Defensive Stance Adjustments Against Pressure Fighters
A pressure fighter's job is to break your stance. Learn the wider-lower-forward adjustments that turn retreat into a sustainable defensive game.
Context
A pressure fighter's job is to break your stance. They walk you down, force exchanges, and turn your retreat into a habit. A stance that worked fine in open space falls apart when someone is in your face every second. The stance you use against pressure has to be different from your default — not totally different, but adjusted.
Defensive stance adjustments are small. A few inches of foot position, a shift of weight distribution, a change in hand height. Done right, they make pressure feel manageable. Done wrong, they get you walked down and finished.
The Mistake
Beginners respond to pressure by tightening up — narrower stance, hands higher, weight on heels. All three are wrong. A narrow stance has no base for sprawls or pivots. Hands too high expose the body and the legs. Weight on heels means you cannot push back, you can only retreat — and retreating in a straight line against a pressure fighter is how you end up on the cage.
The other version is over-extending. Some beginners react to pressure by leaning back to "stay away," which puts their head behind their hips. From that position, you cannot throw a counter, cannot sprawl, and cannot move laterally without falling.
The Principle
The stance against pressure is wider, lower, and weighted slightly forward — not back. Wider gives you a base to absorb force without falling. Lower puts your hips under you for sprawls. Forward weight lets you push into the opponent or pivot off-line, instead of being walked into the cage. Forward weight is the counterintuitive piece — most beginners assume retreating weight equals safety, but retreating weight is actually what makes you walkable.
The hand position drops slightly. Lead hand at chin level, rear hand at jaw level. The lower position covers the chin, the body, and lets you frame on entry — which is the actual job of the lead hand against pressure. A lead hand glued to the temple looks defensive but cannot frame, cannot parry, and cannot intercept a level change.
Practical Application
Drill the adjusted stance in shadow. Imagine an opponent walking you down. Drop your hips two inches. Widen your feet by half a foot length. Shift your weight forward one degree. Move backward at cruise pace, but with a stance that could pivot at any moment.
Partner pressure drill: partner walks you down with constant forward movement, no strikes. Your only job is to maintain the adjusted stance and pivot off-line every three steps. Never retreat in a straight line for more than three steps before cutting an angle. This builds the pivot habit under pressure.

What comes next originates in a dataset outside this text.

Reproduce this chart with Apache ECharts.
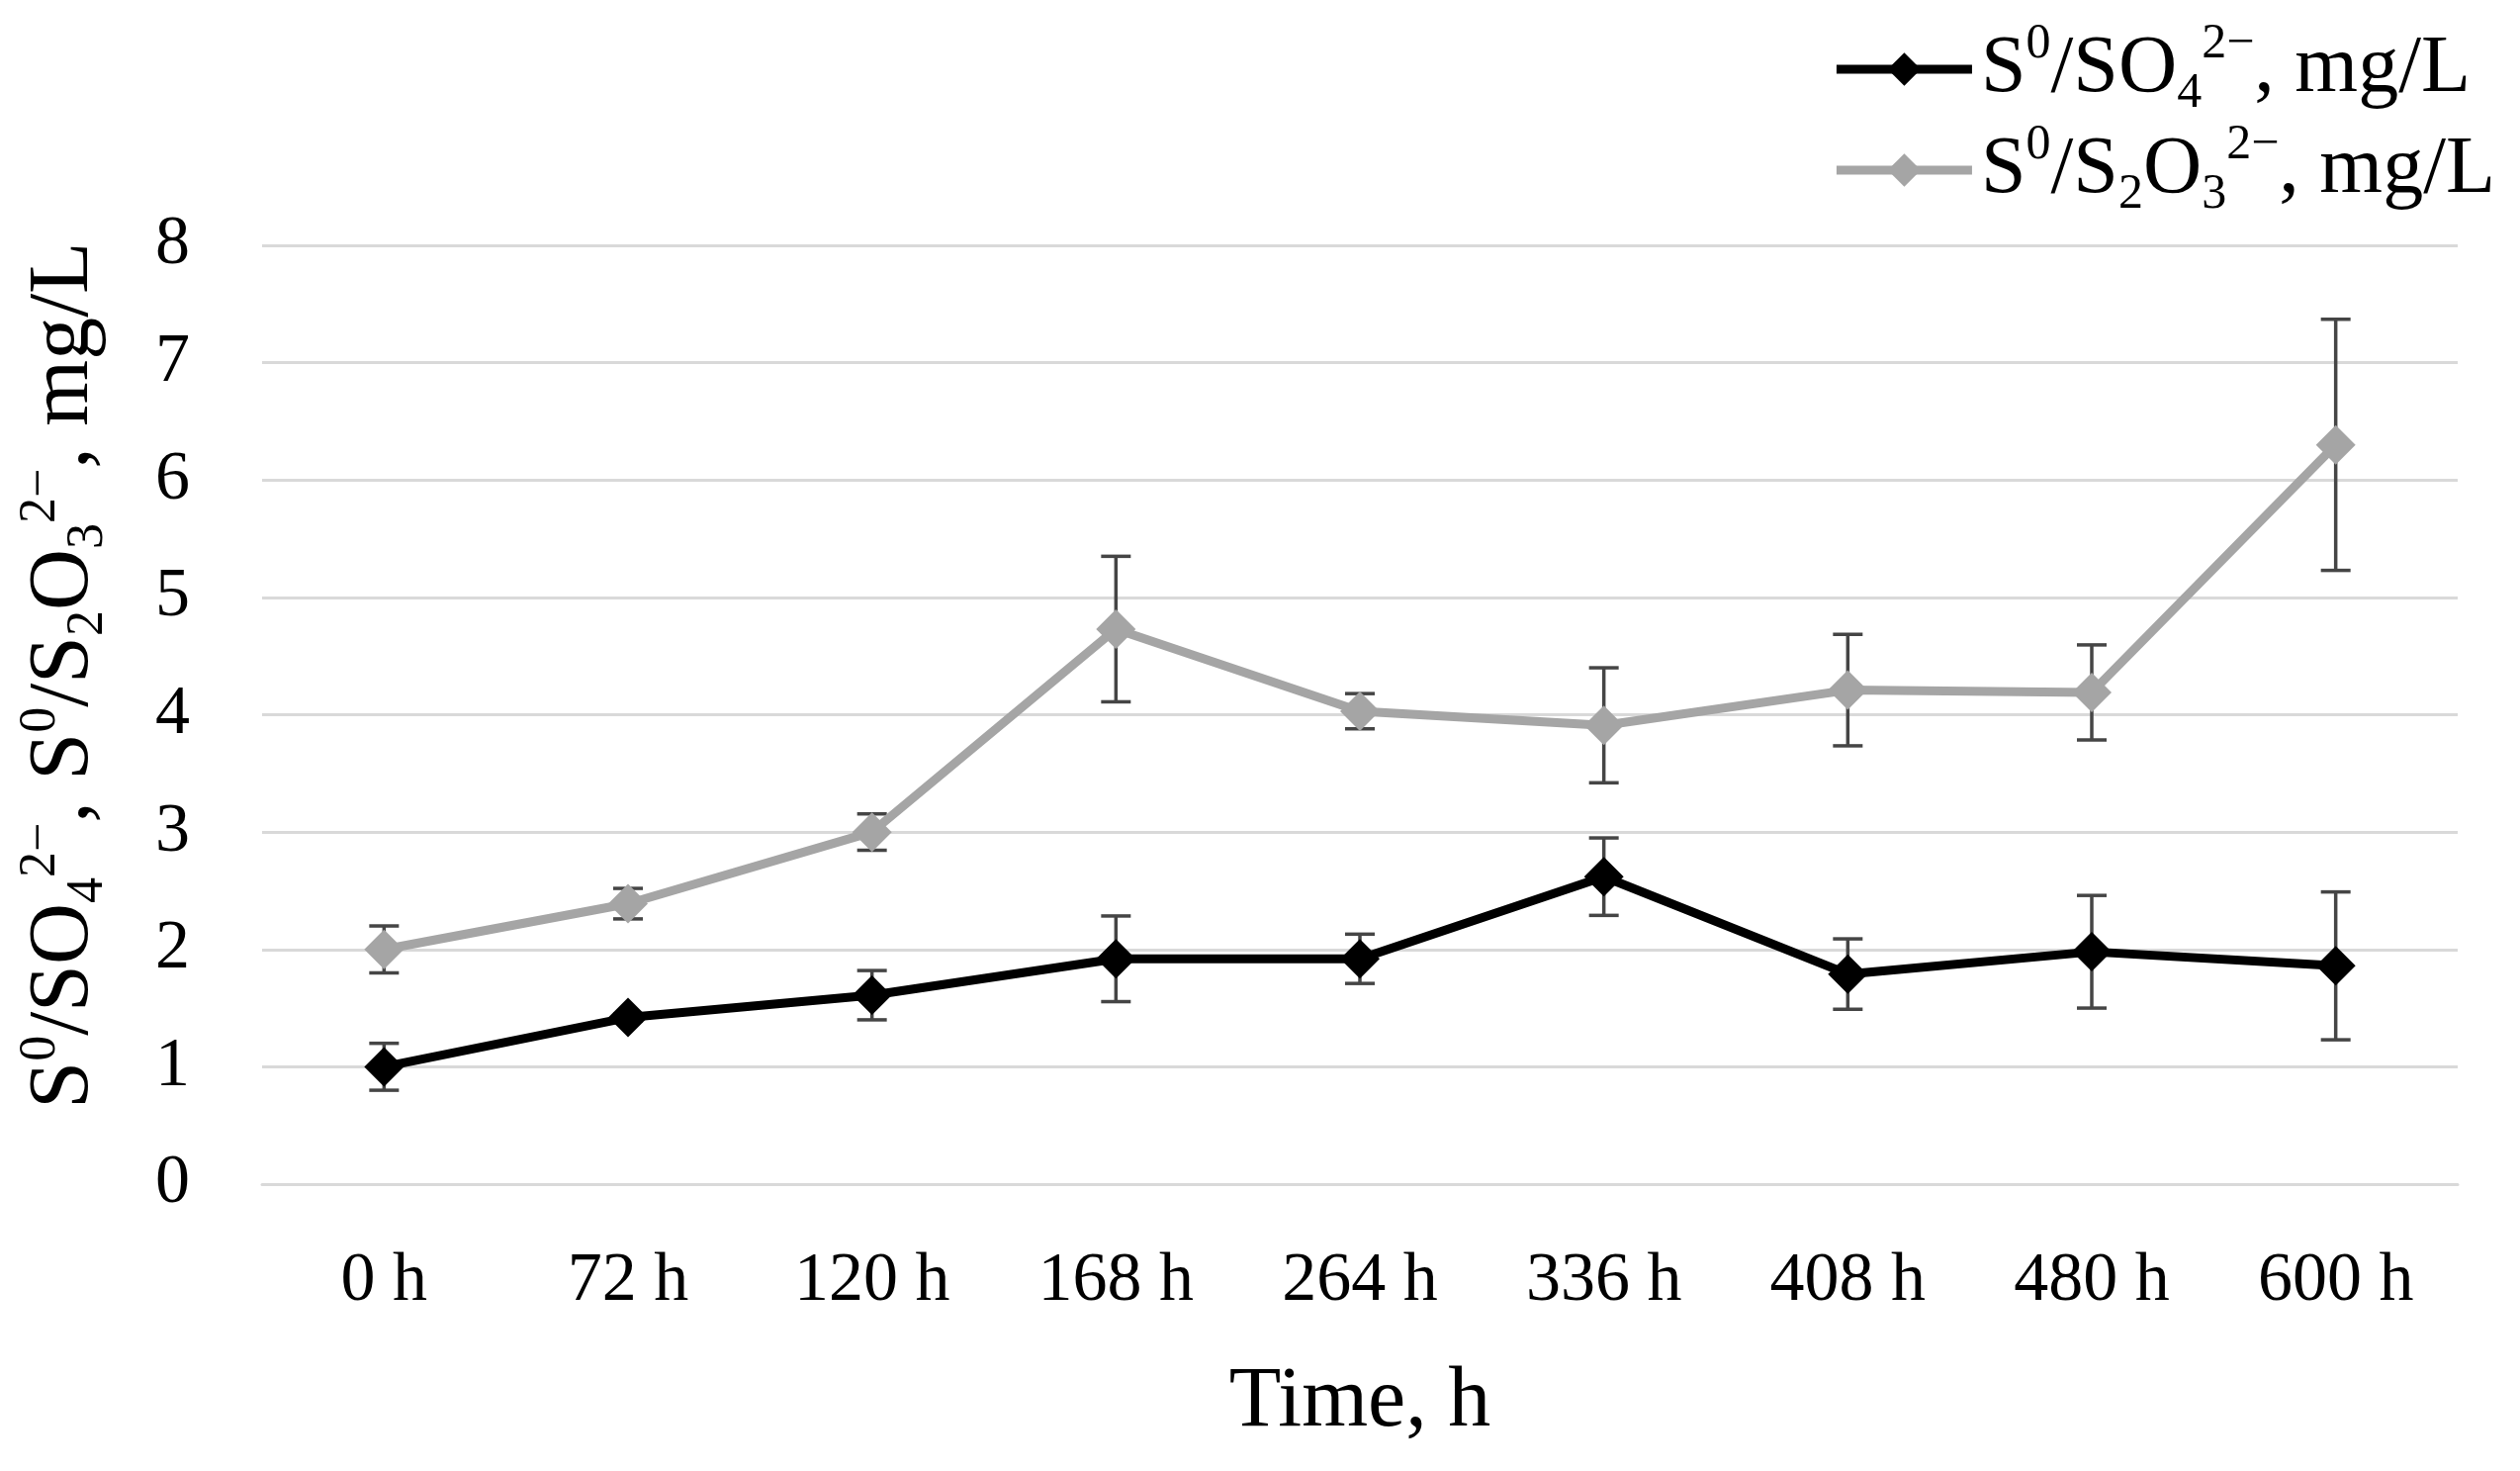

Add the lead-hand frame. As they close, your lead hand extends at their collarbone — not as a strike, as a measuring stick. The frame breaks their forward momentum, gives you a half-second to pivot, and tells them they are at striking range whether they wanted to be or not.
For the foundations, see how to control distance against aggressive opponents and the broader stance under pressure.
A useful self-check during pressure rounds: notice whether your heels are touching the floor at the end of each retreat step. If they are, your weight is back and you are about to be walked into the cage. The fix is immediate — push the weight forward onto the balls of your feet, drop the hips two inches, and pivot on the next step instead of retreating. The heel-on-floor cue is the single most reliable warning sign that the pressure is winning.
Your breathing changes too. Against pressure, drop into long nasal exhales — the long exhale slows your heart rate and signals to your nervous system that you are not in danger. A panicked breath becomes a panicked stance within two seconds.
Tradeoff
The wider, lower stance costs mobility. You move more slowly. You cannot pop in and out of range as quickly. Against a counter-fighter who waits for you to commit, the adjusted stance is not what you want — you want a sharper, narrower stance that lets you dart in and out.
So this is a contextual stance, not a default one. The skill is reading whether you are in a pressure exchange or a counter exchange and adjusting. Most beginners default to one stance and use it for everything. Real fighters carry two or three stance configurations and switch between them based on what the opponent is doing.
Action Step
This week, in every partner round where the opponent is pressuring, drop your hips two inches and widen your feet by half a foot length. Force a pivot every third backward step. Count how often you end up with your back on the cage. The number should drop week over week.